December:  1,2,3,6,7,8,9,10,13,14,15,16,17,20,21,22,23,27,28,29,30            = 21

January:  3,4,5,6,7,10,11                                                                             =   7

 I called the hospital to speak with the folks and they referred me on to my therapist, Kim.  She said, “No, tomorrow is your last day.”  She said my prescription was written for 43 treatments and that would be my tomorrow treatment.   She said maybe the doctor looked at the chart wrong or perhaps he thought today is Wednesday.  Anyway, the finish line tape has been moved backed to the correct position and maybe………………. just maybe I’m going to make it to the end.


Wednesday – 1/12/05 – (Treatment 43/43)

 I made it!  What a wonderful feeling to know that all of this is over.  After my final treatment, as I left the radiation room I was greeted by one of my therapists who gave me a long-stemmed pink carnation, a “graduation certificate” which read –

Hope is …. believing in a brighter tomorrow.



and a small angel pin.  The pin was attached to a card that read:  Angel on My Shoulder – A Guardian Angel to Watch Over Me. 



For the first time, nobody said, “We’ll see you tomorrow.”  Truly a wonderful feeling……….



Pictures at St.
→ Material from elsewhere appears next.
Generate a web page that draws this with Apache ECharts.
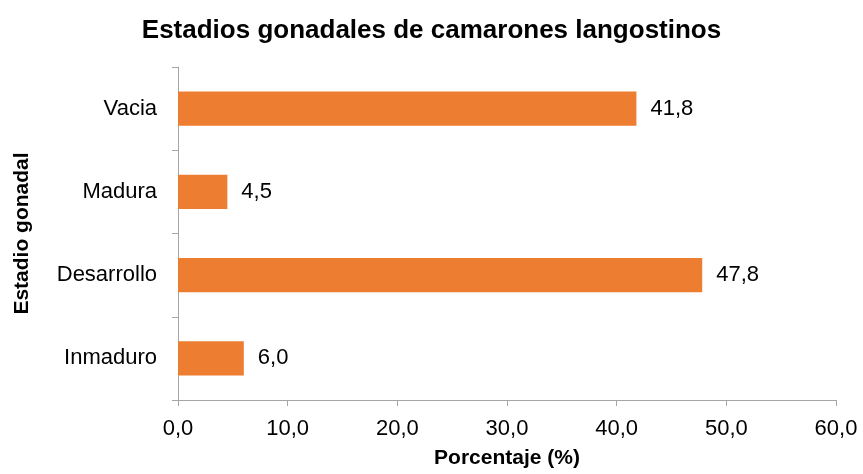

Francis Hospital Radiation Oncology Department


 Linear Accelerator

 This is the actual radiation machine that does the radiation shooting.  The patient is lying on the table that is rolled back toward the accelerator and then raised.  When the patient is in place, the round unit at the top part is about 6 inches from the body as the large white part of the machine rotates around the patient.  The tabletop is a glass or plastic material with holes in the material under it so the radiation can shoot through the table to the patient’s underside.

The gray unit in the corner is evidently the power unit for the accelerator and when the radiation is actually shooting, it buzzes quite noisily.

There are several color monitors around the room so the therapists can see all of the patient’s information.


Patient table

The monitor atop the tall blue table on wheels is the ultrasound machine.   The ultrasound picture is stored and remains on the monitor as long as they want to see it.


 Radiation room

 On the wire wall rack you can see the head forms for different patients.  It is important for a patient who needs to receive radiation around the head area that they not move their head while the radiation is on.  The form is a custom fit for each individual patient.

You’ll notice a TV camera at the ceiling in the upper-right.  While a patient is on the table and are the only one in the room, the technicians can see, at their console, what’s going on inside.  I guess they could see if the patient moved or jumped up and tried to escape, although the only way out was though that door which weighs thousands of pounds.


 Green line generators

 The two previous pictures show the devices located on each of the room across the table and they generate a very thin line vertically and one thin green line horizontally to help line the table patient up exactly for the radiation.  The lines are barely visible in the pictures but the lines on the left wall are coming from the right side and the right marks from the left side.  When the patient is lined up correctly, the lines cross the patient at the tattoos on their body.


 Therapist Kim


 Heavy door

This door protects the therapists outside while the patient receives the radiation inside.


Radiation room entrance

 Here’s the view from the other side of the extra-thick door.  You’ll notice the Radiation Danger symbol on the door.  The round pieces to the right of the door are used to open it mechanically since it is far too heavy to be opened by hand.  The control console, where the technicians sit while the patient receives radiation inside, is just out of sight to the right of the drawers in the lower right side of the picture.


 Control console



The doctors, nurses, and secretaries are in this inner hub.  The radiation rooms and consultation rooms are entered from the surrounding walls.